• Impact of the Federal Budget Sequester on Immigration Processing
  • March 5, 2013
  • Law Firm: Fragomen Del Rey Bernsen Loewy LLP - New York Office
  • As has been widely reported in the media, across-the-board funding cuts are set to take effect today at U.S. government agencies unless Congress can reach a compromise on the federal budget. The Departments of Homeland Security, State and Labor are all subject to cuts, but have not yet specified how their immigration processing operations would be affected. If funding reductions take place, employers and foreign nationals could see delays in adjudications, border inspections and visa issuance.

    U.S. Citizenship and Immigration Services is primarily funded by filing fees and may see the fewest effects if sequester takes place, though it is subject to budget cuts to some degree. Customs and Border Protection is expected to be among the hardest hit among DHS operations. Immigration and Customs Enforcement this week released some low-risk foreign nationals from detention facilities, citing looming budget cuts.

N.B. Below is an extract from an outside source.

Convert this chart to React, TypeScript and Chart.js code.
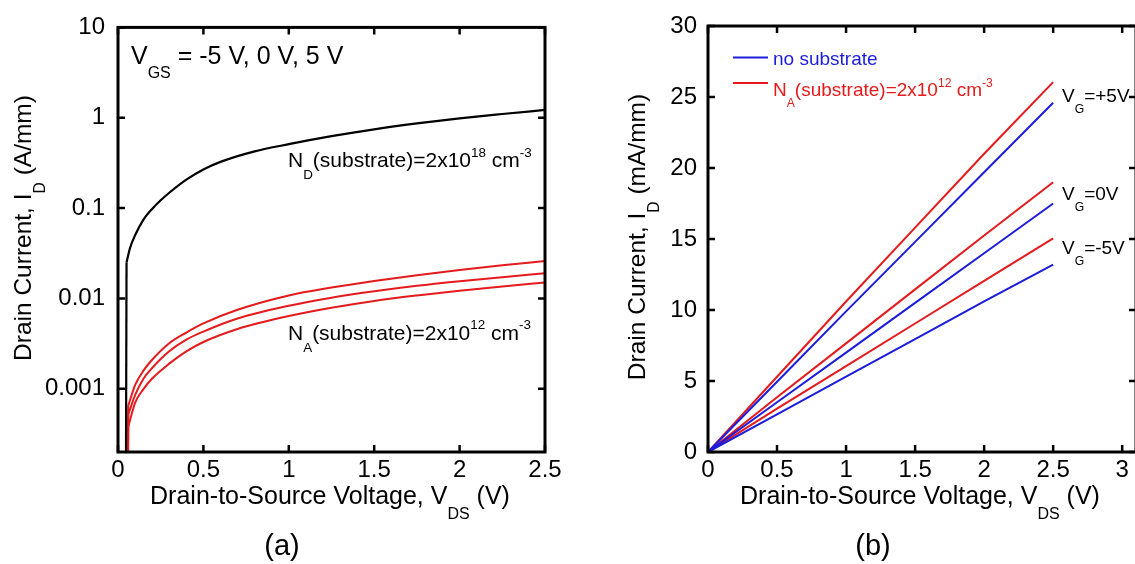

    At the State Department, officials have already warned that consular services like visa processing might be delayed. Labor Department functions - including PERM, labor condition application (LCA) and prevailing wage operations - are not funded by fees and could also face delays due to cuts.

    Even if sequester is avoided, there remains the threat of a government shutdown later in March when a stopgap government funding measure expires.

    What This Means for Employers

    The budget sequester comes as employers are preparing for the FY 2014 H-1B cap filing season, which begins April 1. Though by no means certain, cap-related processing could see the most immediate impact if cuts take place -- in particular, the processing of LCAs at DOL. The LCA is an essential component of every H-1B case and must be obtained before a petition is filed with USCIS.